Movie 43 - movie review
Four years in the making but presumably only five minutes in the writing, easily the funniest thing about Movie 43 is the outrage that’s spewed forth from some quarters at the high-profile – or more accurately, “high-profile” because none of these guys are opening blockbusters with their name alone these days – cast that’s lowered themselves to appear in this silly filth. Oh wait, they’re ACTORS. Appearing in movies is their job. Gerard Butler is in a bad film? Again? Hugh Jackman appears in this film with a pair of balls dangling from under his chin, and it’s still a better written role than the one he had in Van Helsing.
Sketch comedy movies were big in the 70s so this is hardly groundbreaking stuff format-wise. Which is unfortunate, because the format is the only interesting thing about this film. Unless you feel like speculating why a bunch of B-list actors would appear in a string of frankly terrible comedy sketches, and that’s only interesting if you don’t realise that filming each individual sketch (the “four years in the making” was more about trying to get people to be in the movie) probably only took a day or two and made them look like people who are up for a laugh. How is this a bad thing? Let’s read on.
Opening with perhaps the most half-assed premise for a sketch movie ever – Dennis Quaid is a creepy nut pitching crap ideas to movie executive / wimp Greg Kennear, eventually at gunpoint – his first idea is a “smart movie with heart” where Kate Winslet goes on a blind date with Jackman and his throat balls, which proceed to shed pubes in his soup, get dunked in his soup, shrink in cold weather, and end up being rubbed on Winslet’s face.
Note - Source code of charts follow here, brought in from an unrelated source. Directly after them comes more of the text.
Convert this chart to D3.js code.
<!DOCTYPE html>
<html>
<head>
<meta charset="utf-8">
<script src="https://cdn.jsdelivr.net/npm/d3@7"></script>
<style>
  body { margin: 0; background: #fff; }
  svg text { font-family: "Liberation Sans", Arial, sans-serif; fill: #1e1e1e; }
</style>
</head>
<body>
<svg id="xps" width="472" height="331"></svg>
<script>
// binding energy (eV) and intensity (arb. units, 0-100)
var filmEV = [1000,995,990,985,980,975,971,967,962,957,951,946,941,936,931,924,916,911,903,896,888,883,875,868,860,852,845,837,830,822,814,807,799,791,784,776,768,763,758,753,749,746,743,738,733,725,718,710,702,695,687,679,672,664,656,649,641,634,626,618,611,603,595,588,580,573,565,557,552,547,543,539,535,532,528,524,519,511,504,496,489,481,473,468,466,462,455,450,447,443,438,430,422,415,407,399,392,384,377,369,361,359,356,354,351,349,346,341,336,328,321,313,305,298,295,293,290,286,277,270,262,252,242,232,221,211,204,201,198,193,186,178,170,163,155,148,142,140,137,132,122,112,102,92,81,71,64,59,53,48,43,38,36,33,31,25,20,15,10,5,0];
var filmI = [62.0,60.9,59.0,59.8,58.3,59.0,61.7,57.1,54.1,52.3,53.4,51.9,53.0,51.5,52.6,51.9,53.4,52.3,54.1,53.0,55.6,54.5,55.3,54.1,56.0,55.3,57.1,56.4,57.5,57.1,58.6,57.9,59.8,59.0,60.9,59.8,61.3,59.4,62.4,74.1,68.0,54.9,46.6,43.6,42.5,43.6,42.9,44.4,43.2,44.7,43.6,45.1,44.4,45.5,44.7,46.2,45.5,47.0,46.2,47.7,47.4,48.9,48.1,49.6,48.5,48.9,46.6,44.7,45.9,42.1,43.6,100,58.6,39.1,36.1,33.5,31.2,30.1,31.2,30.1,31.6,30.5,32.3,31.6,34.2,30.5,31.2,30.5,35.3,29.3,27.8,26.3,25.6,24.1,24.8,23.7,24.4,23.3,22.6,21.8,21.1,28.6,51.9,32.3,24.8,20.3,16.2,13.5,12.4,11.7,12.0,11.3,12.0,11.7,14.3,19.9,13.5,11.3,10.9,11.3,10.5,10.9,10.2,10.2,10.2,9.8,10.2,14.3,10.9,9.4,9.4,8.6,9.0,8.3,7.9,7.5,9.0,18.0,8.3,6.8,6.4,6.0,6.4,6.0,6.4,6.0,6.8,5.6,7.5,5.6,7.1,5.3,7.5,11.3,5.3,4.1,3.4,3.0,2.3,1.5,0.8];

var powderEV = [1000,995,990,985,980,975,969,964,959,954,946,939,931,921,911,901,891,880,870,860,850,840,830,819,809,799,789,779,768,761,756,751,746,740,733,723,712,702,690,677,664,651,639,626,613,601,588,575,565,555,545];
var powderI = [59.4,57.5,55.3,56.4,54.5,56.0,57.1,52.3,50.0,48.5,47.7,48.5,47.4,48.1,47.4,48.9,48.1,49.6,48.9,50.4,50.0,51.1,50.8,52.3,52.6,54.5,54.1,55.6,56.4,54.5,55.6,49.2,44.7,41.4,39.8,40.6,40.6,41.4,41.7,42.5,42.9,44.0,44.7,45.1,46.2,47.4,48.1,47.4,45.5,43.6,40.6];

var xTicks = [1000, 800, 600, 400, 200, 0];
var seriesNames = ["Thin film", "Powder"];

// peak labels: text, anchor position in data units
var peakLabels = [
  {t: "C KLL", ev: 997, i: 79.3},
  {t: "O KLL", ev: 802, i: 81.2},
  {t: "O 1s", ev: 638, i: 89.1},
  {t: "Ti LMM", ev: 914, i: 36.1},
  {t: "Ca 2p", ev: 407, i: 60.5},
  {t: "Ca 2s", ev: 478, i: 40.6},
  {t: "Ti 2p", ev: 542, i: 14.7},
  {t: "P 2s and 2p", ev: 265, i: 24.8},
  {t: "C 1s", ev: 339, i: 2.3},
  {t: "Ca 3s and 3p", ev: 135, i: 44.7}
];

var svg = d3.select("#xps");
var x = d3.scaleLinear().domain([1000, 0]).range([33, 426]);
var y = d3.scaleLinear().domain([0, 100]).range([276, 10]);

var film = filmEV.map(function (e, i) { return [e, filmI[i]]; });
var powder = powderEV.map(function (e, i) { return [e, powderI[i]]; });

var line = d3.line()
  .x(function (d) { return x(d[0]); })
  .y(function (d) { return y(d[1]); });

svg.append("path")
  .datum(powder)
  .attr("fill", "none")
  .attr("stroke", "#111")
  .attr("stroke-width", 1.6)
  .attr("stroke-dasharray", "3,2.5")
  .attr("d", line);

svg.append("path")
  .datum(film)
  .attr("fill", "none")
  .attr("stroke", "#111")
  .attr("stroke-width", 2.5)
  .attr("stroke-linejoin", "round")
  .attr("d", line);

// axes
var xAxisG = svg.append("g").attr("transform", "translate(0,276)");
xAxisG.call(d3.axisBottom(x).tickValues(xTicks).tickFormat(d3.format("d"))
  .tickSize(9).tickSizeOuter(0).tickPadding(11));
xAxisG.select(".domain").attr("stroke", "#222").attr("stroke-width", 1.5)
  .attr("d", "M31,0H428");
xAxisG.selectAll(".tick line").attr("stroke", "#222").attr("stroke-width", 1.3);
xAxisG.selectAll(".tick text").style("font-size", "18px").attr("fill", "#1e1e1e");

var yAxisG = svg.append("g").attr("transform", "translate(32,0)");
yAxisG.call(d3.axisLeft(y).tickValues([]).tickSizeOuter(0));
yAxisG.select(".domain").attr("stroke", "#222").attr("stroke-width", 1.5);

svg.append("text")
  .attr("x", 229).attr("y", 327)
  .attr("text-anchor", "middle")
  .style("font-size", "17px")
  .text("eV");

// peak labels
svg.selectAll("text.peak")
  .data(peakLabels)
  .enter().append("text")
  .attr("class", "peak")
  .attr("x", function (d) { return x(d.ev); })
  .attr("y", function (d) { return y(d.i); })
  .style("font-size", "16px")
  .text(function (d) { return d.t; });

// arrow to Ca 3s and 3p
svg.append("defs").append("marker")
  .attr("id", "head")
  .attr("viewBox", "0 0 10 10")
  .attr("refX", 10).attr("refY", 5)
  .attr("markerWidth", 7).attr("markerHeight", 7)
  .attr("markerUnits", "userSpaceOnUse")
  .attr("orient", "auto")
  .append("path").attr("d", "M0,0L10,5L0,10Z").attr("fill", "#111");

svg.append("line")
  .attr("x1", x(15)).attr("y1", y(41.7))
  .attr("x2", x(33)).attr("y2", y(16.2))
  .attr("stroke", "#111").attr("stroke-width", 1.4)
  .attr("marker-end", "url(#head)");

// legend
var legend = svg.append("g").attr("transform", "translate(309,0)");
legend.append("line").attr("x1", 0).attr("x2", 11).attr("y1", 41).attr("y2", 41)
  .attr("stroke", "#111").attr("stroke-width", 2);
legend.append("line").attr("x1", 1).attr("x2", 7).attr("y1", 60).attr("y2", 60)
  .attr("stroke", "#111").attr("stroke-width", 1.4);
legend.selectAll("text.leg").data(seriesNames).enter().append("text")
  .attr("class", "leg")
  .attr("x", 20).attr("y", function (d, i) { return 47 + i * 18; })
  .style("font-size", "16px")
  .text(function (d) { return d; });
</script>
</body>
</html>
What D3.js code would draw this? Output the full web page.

This is one of the best sketches in this film.
Next we get Naomi Watts and Liev Schreiber as home schooling parents determined to ensure that even when home-schooled high school is “the unhappiest time in a young boy’s life”. Cue various harassments, torments, and confusing sexual come-ons. Unlike pretty much every single other sketch in this film, this one not only has an idea but explores it in a couple of ways that you conceivably may not have guessed the second the sketch started. So if you leave after this one, you’re missing nothing.
Some of the other sketches that follow also feature an actual idea. Anna Faris wants her boyfriend Chris Pratt to “poop” on her; on a blind date Halle Berry and Stephen Merchant take a game of truth or dare way too far. Others don’t: Kieran Culkin and Emma Stone abuse each other at a supermarket checkout (if you’ve seen the trailer, you’ve seen this segment’s only actual funny line); Richard Gere chairs a board meeting to discuss why teenage boys are sticking their dicks into a giant iPod that’s built to be identical to a naked woman. A naked woman is wheeled in. Richard Gere feels her up.
There’s a long, long, will-it-ever-end segment about superhero speed dating that is cheap and almost offensively pointless even if you find the idea of Batman constantly cock-blocking Robin funny. There’s a couple of fake commercials that certainly look like commercials. Johnny Knoxville and Seann William Scott kidnap a sweary leprechaun (Gerard Butler) and beat him up for his gold. Chloë Grace Moretz (clearly filmed at the start of the four year production cycle) gets her first period on a date in an all-male household who have no idea what to do. And Elizabeth Banks gets to utter the immortal line “die you dick-loving devil cat” to an animated feline she caught jerking off to pictures of her boyfriend. Like just about everything here, it’s not as funny as it sounds.
The problem isn’t that name actors are in these sketches. The problem is that the film’s only real joke is that they got name actors to be in these sketches. Otherwise, these sketches would be rejected from your average community television comedy series. Occasionally there’s a moderately lively performance or a surprising line, but that’s it. When your film’s very best joke is “How’d you get on the lot?” “I blew the security guard” “Was he gay?” “Not really, he fought me every inch of the way”, maybe it’s time you gave the development money back.
Dick jokes and ass jokes ball jokes and period jokes and blowjob jokes and vagina jokes and poo jokes and pube jokes and boob jokes, and then even more dick jokes and ass jokes ball jokes and period jokes and blowjob jokes and vagina jokes and poo jokes and pube jokes and boob jokes aren’t the be-all and end-all of comedy, but you wouldn’t know it from this film. You wouldn’t know anything from this film. Wait, no, there is one thing: you would know what Stephen Merchant would look like if he had amazingly clumsy surgery to turn him into an Asian man. You wouldn’t watch that as a screencap; why bother when it’s a (barely) feature-length film?